Untuk memastikan tambang yang dibuka perusahaan masuk dalam kawasan hutan, tim ahli menggunakan data tutupan lahan dari Kementerian Lingkungan Hidup dan Kehutanan. Hasilnya, ditemukan lokasi tambang yang berada di kawasan hutan lindung, hutan produksi tetap, hutan produksi yang dapat dikonversi, taman hutan raya, dan taman nasional.
Kami mengambil sampel pada lokasi yang telah dibuka (tambang timah) yang kemudian dibuatkan berita acara pengambilan sampel oleh penyidik, lalu penyidik membawa sampel tersebut ke laboratorium. Hasil analisis laboratorium menyatakan bahwa lokasi tambang yang telah dibuka itu rusak.
Secara spesifik, luas lahan tambang yang berada di berbagai kawasan hutan ialah 75.345,751 hektar, sedangkan yang berada di luar kawasan hutan seluas 95.017,313 hektar. Artinya, tambang membentang seluas 170.363,064 hektar, yang memiliki izin usaha pertambangan (IUP) seluas 88.900,462 hektar dan non-IUP seluas 81.462,602 hektar.
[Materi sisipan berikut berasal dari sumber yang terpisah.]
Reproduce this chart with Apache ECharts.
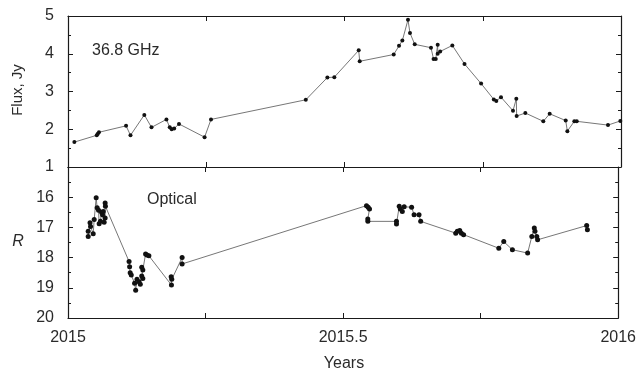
<!DOCTYPE html>
<html>
<head>
<meta charset="utf-8">
<script src="https://cdn.jsdelivr.net/npm/echarts@6/dist/echarts.min.js"></script>
<style>
  html, body { margin: 0; padding: 0; background: #fff; }
  #chart { width: 639px; height: 373px; }
</style>
</head>
<body>
<div id="chart"></div>
<script>
// 36.8 GHz flux density (Jy)
const fluxYears = [
  2015.0115, 2015.052, 2015.054, 2015.056, 2015.105, 2015.113, 2015.138, 2015.151,
  2015.178, 2015.184, 2015.1875, 2015.192, 2015.2007, 2015.247, 2015.2586,
  2015.430, 2015.469, 2015.4816, 2015.5257, 2015.5275, 2015.589, 2015.5986,
  2015.6046, 2015.6148, 2015.6184, 2015.627, 2015.6564, 2015.661, 2015.665,
  2015.6685, 2015.6685, 2015.673, 2015.695, 2015.717, 2015.747, 2015.770,
  2015.7745, 2015.783, 2015.8047, 2015.8107, 2015.8113, 2015.827, 2015.8595,
  2015.871, 2015.900, 2015.903, 2015.9156, 2015.920, 2015.9765, 2015.9988
];
const fluxJy = [
  1.66, 1.84, 1.88, 1.92, 2.09, 1.84, 2.38, 2.05,
  2.26, 2.05, 2.00, 2.02, 2.14, 1.79, 2.26,
  2.78, 3.37, 3.38, 4.09, 3.80, 3.98, 4.21,
  4.35, 4.90, 4.55, 4.25, 4.16, 3.86, 3.86,
  4.24, 4.00, 4.06, 4.22, 3.73, 3.21, 2.79,
  2.75, 2.85, 2.49, 2.81, 2.35, 2.43, 2.21,
  2.41, 2.23, 1.95, 2.21, 2.21, 2.11, 2.22
];

// optical R magnitude
const optYears = [
  2015.0367, 2015.0367, 2015.040, 2015.041, 2015.0458, 2015.0476, 2015.0512, 2015.053,
  2015.0555, 2015.0566, 2015.059, 2015.061, 2015.0627, 2015.0657, 2015.064, 2015.0675,
  2015.0675, 2015.068,
  2015.111, 2015.112, 2015.113, 2015.115, 2015.121, 2015.123, 2015.1254, 2015.129,
  2015.1314, 2015.134, 2015.136, 2015.134, 2015.136, 2015.141, 2015.1434, 2015.147,
  2015.188, 2015.1875, 2015.1886, 2015.2074, 2015.2074,
  2015.5425, 2015.5455, 2015.548, 2015.5449, 2015.545,
  2015.597, 2015.597, 2015.602, 2015.604, 2015.6076, 2015.611, 2015.6245, 2015.629,
  2015.638, 2015.641,
  2015.7047, 2015.7076, 2015.712, 2015.715, 2015.719,
  2015.783, 2015.792, 2015.8077, 2015.8354, 2015.843, 2015.8475, 2015.8487, 2015.852,
  2015.8535, 2015.9427, 2015.944
];
const optR = [
  17.13, 17.30, 16.85, 16.97, 17.21, 16.74, 16.02, 16.35,
  16.43, 16.88, 16.80, 16.50, 16.58, 16.83, 16.47, 16.69,
  16.19, 16.30,
  18.13, 18.30, 18.50, 18.58, 18.85, 19.08, 18.72, 18.80,
  18.88, 18.61, 18.69, 18.32, 18.41, 17.88, 17.91, 17.94,
  18.91, 18.63, 18.72, 18.00, 18.21,
  16.28, 16.33, 16.39, 16.72, 16.80,
  16.80, 16.89, 16.30, 16.39, 16.47, 16.32, 16.33, 16.58,
  16.58, 16.80,
  17.19, 17.13, 17.10, 17.19, 17.24,
  17.69, 17.47, 17.74, 17.85, 17.30, 17.02, 17.13, 17.30,
  17.41, 16.94, 17.08
];

const xTickLabels = { 2015: '2015', 2015.5: '2015.5', 2016: '2016' };

const fluxData = fluxYears.map((x, i) => [x, fluxJy[i]]);
const optData = optYears.map((x, i) => [x, optR[i]]);

const chart = echarts.init(document.getElementById('chart'), null, { renderer: 'canvas' });

const font = 'Liberation Sans, Arial, sans-serif';
const frameLine = { show: true, onZero: false, lineStyle: { color: '#1a1a1a', width: 1.2 } };
const inTick = { show: true, inside: true, length: 5, lineStyle: { color: '#1a1a1a' } };
const minor = { show: true, splitNumber: 2, length: 3, lineStyle: { color: '#1a1a1a' } };

function xAxisFor(gridIndex, position, withLabels) {
  return {
    type: 'value', gridIndex, position, min: 2015, max: 2016, interval: 0.25,
    axisLine: frameLine, axisTick: inTick, splitLine: { show: false },
    axisLabel: withLabels ? {
      show: true, fontSize: 16, margin: 12, fontFamily: font, color: '#2a2a2a',
      formatter: v => xTickLabels[Math.round(v * 100) / 100] || ''
    } : { show: false }
  };
}

function yAxisFor(gridIndex, position, min, max, inverse, withLabels, skip) {
  return {
    type: 'value', gridIndex, position, min, max, interval: 1, inverse,
    axisLine: frameLine, axisTick: inTick, minorTick: minor, splitLine: { show: false },
    axisLabel: withLabels ? {
      show: true, fontSize: 16, margin: 14, fontFamily: font, color: '#2a2a2a',
      formatter: v => (v === skip ? '' : String(v))
    } : { show: false }
  };
}

const option = {
  animation: false,
  backgroundColor: '#fff',
  grid: [
    { left: 68, top: 16, width: 553, height: 151 },
    { left: 68, top: 167, width: 553, height: 151 }
  ],
  xAxis: [
    xAxisFor(0, 'bottom', false),
    xAxisFor(0, 'top', false),
    xAxisFor(1, 'bottom', true),
    xAxisFor(1, 'top', false)
  ],
  yAxis: [
    yAxisFor(0, 'left', 1, 5, false, true, null),
    yAxisFor(0, 'right', 1, 5, false, false, null),
    yAxisFor(1, 'left', 15, 20, true, true, 15),
    yAxisFor(1, 'right', 15, 20, true, false, 15)
  ],
  series: [
    {
      type: 'line', xAxisIndex: 0, yAxisIndex: 0, data: fluxData,
      symbol: 'circle', symbolSize: 4,
      itemStyle: { color: '#111' },
      lineStyle: { color: '#777', width: 1 }
    },
    {
      type: 'line', xAxisIndex: 2, yAxisIndex: 2, data: optData,
      symbol: 'circle', symbolSize: 5,
      itemStyle: { color: '#111' },
      lineStyle: { color: '#777', width: 1 }
    }
  ],
  graphic: [
    { type: 'text', left: 92, top: 43, style: { text: '36.8 GHz', fontSize: 16, fill: '#2a2a2a', fontFamily: font } },
    { type: 'text', left: 147, top: 192, style: { text: 'Optical', fontSize: 16, fill: '#2a2a2a', fontFamily: font } },
    { type: 'text', x: 18, y: 90, rotation: Math.PI / 2, style: { text: 'Flux, Jy', fontSize: 15, fill: '#2a2a2a', align: 'center', verticalAlign: 'middle', fontFamily: font } },
    { type: 'text', x: 18, y: 242, style: { text: 'R', fontSize: 16, fontStyle: 'italic', fill: '#2a2a2a', align: 'center', verticalAlign: 'middle', fontFamily: font } },
    { type: 'text', x: 344, y: 364, style: { text: 'Years', fontSize: 16, fill: '#2a2a2a', align: 'center', verticalAlign: 'middle', fontFamily: font } }
  ]
};

chart.setOption(option);
</script>
</body>
</html>
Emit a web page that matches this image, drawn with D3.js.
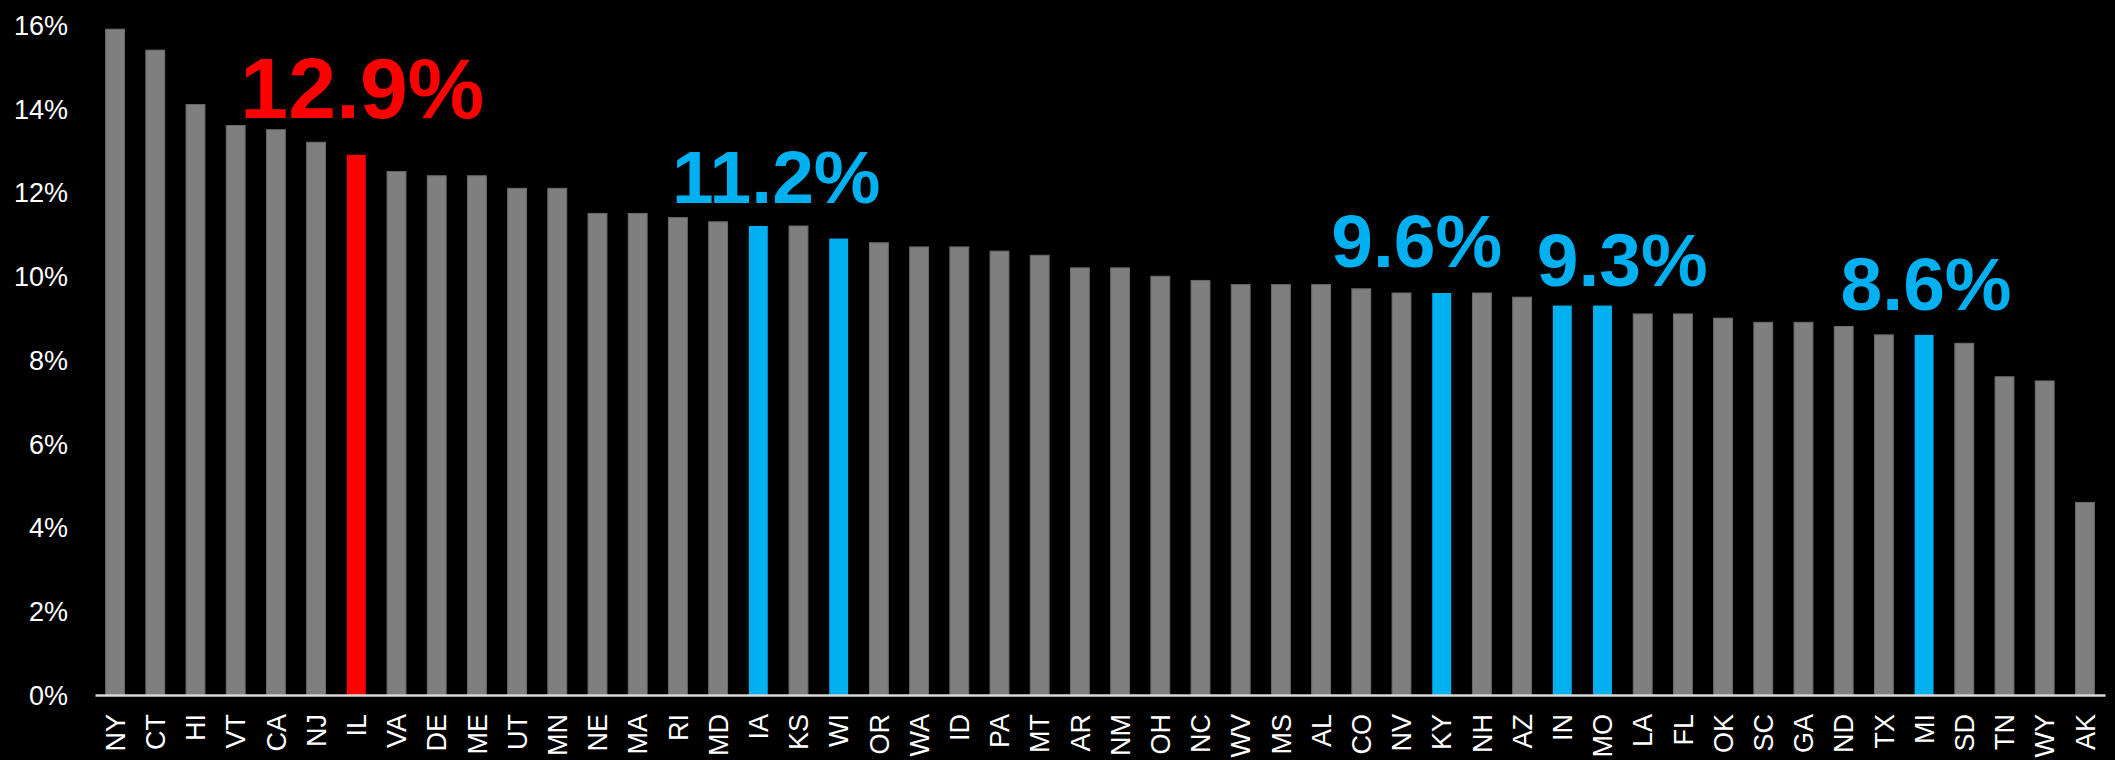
<!DOCTYPE html>
<html>
<head>
<meta charset="utf-8">
<script src="https://cdn.jsdelivr.net/npm/d3@7"></script>
<style>
  html, body { margin: 0; padding: 0; background: #000; }
  svg { display: block; }
</style>
</head>
<body>
<div id="chart"></div>
<script>
// ---- data ----
const states = ["NY","CT","HI","VT","CA","NJ","IL","VA","DE","ME","UT","MN","NE","MA","RI","MD","IA","KS","WI","OR",
  "WA","ID","PA","MT","AR","NM","OH","NC","WV","MS","AL","CO","NV","KY","NH","AZ","IN","MO","LA","FL",
  "OK","SC","GA","ND","TX","MI","SD","TN","WY","AK"];
const values = [15.9,15.4,14.1,13.6,13.5,13.2,12.9,12.5,12.4,12.4,12.1,12.1,11.5,11.5,11.4,11.3,11.2,11.2,10.9,10.8,
  10.7,10.7,10.6,10.5,10.2,10.2,10.0,9.9,9.8,9.8,9.8,9.7,9.6,9.6,9.6,9.5,9.3,9.3,9.1,9.1,
  9.0,8.9,8.9,8.8,8.6,8.6,8.4,7.6,7.5,4.6];
const redStates = ["IL"];
const blueStates = ["IA","WI","KY","IN","MO","MI"];
const yTicks = [0,2,4,6,8,10,12,14,16];
const annotationStates = ["IL","IA","KY","IN","MI"];
const annotationTexts = ["12.9%","11.2%","9.6%","9.3%","8.6%"];

// ---- layout / style ----
const W = 2115, H = 760;
const GRAY = "#7f7f7f", RED = "#ff0000", BLUE = "#00b0f0";
const annStyle = {
  IL: {dx: 6,  dy: 37, size: 86, color: RED},
  IA: {dx: 18, dy: 23, size: 75, color: BLUE},
  KY: {dx: -25, dy: 26, size: 75, color: BLUE},
  IN: {dx: 60, dy: 20, size: 75, color: BLUE},
  MI: {dx: 2,  dy: 25, size: 75, color: BLUE}
};

const data = states.map((s, i) => ({state: s, value: values[i]}));

const svg = d3.select("#chart").append("svg")
  .attr("width", W).attr("height", H)
  .style("background", "#000")
  .style("font-family", "'Liberation Sans', Arial, sans-serif");

const x = d3.scaleBand().domain(states).range([95, 2105]).paddingInner(0.53).paddingOuter(0.265);
const y = d3.scaleLinear().domain([0, 16]).range([695, 25]);

const colorOf = s => redStates.includes(s) ? RED : (blueStates.includes(s) ? BLUE : GRAY);

// bars
svg.append("g").selectAll("rect").data(data).join("rect")
  .attr("x", d => x(d.state))
  .attr("y", d => y(d.value))
  .attr("width", x.bandwidth())
  .attr("height", d => y(0) - y(d.value))
  .attr("fill", d => colorOf(d.state))
  .attr("stroke", d => colorOf(d.state) === GRAY ? "#6a6a6a" : "none")
  .attr("stroke-width", 1);

// y axis (labels only)
const yAxis = d3.axisLeft(y).tickValues(yTicks).tickFormat(d => d + "%").tickSize(0).tickPadding(0);
const gy = svg.append("g").attr("transform", "translate(68,0)").call(yAxis);
gy.select(".domain").remove();
gy.selectAll("text").attr("fill", "#fff").style("font-size", "27px")
  .style("font-family", "'Liberation Sans', Arial, sans-serif").attr("dy", "0.35em");

// x axis
const xAxis = d3.axisBottom(x).tickSize(0).tickPadding(0);
const gx = svg.append("g").attr("transform", "translate(0,695)").call(xAxis);
gx.select(".domain").attr("stroke", "#d9d9d9").attr("stroke-width", 2.5);
gx.selectAll("text")
  .attr("fill", "#fff")
  .style("font-size", "27px")
  .style("font-family", "'Liberation Sans', Arial, sans-serif")
  .attr("text-anchor", "end")
  .attr("transform", "rotate(-90)")
  .attr("x", -19)
  .attr("y", 0)
  .attr("dy", "0.36em");

// annotations
const annData = annotationStates.map((s, i) => ({state: s, text: annotationTexts[i], value: values[states.indexOf(s)]}));
svg.append("g").selectAll("text").data(annData).join("text")
  .attr("x", d => x(d.state) + x.bandwidth() / 2 + annStyle[d.state].dx)
  .attr("y", d => y(d.value) - annStyle[d.state].dy)
  .attr("text-anchor", "middle")
  .attr("fill", d => annStyle[d.state].color)
  .style("font-size", d => annStyle[d.state].size + "px")
  .style("font-weight", "bold")
  .text(d => d.text);
</script>
</body>
</html>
Rantai hubungan antartersangka
Direktur Penyidikan Jaksa Agung Muda Tindak Pidana Khusus Kejaksaan Agung Kuntadi menerangkan, terdapat dua kemungkinan dalam kasus timah, yakni pembiaran atau ada permufakatan jahat di dalamnya. Rantai hubungan antartersangka diketahui sudah terbentuk dan dibangun sejak lama.
Tersangka HM (Harvey) mengondisikan agar smelter PT SIP, CV VIP, PT SBS, dan PT TIN mengikuti kegiatan tersebut.
Misalnya, Harvey Moeis diketahui dekat dengan bekas Direktur Utama PT Timah Mochtar Riza Pahlevi Tabrani (MRPT) yang juga menjadi tersangka. Harvey meminta MRPT untuk mengakomodasi kegiatan pertambangan liar di wilayah IUP PT Timah.
”Tersangka HM (Harvey) mengondisikan agar smelter PT SIP, CV VIP, PT SBS, dan PT TIN mengikuti kegiatan tersebut,” ujar Kuntadi.
Harvey, kata Kuntadi, diduga memerintahkan para pemilik smelter untuk menyisihkan sebagian keuntungan dari usahanya. Keuntungan itu kemudian dibagi untuk Harvey dan sejumlah tersangka lainnya. Pembagian disamarkan lewat dana tanggung jawab sosial perusahaan (CSR) yang melibatkan tersangka lainnya, Helena Lim.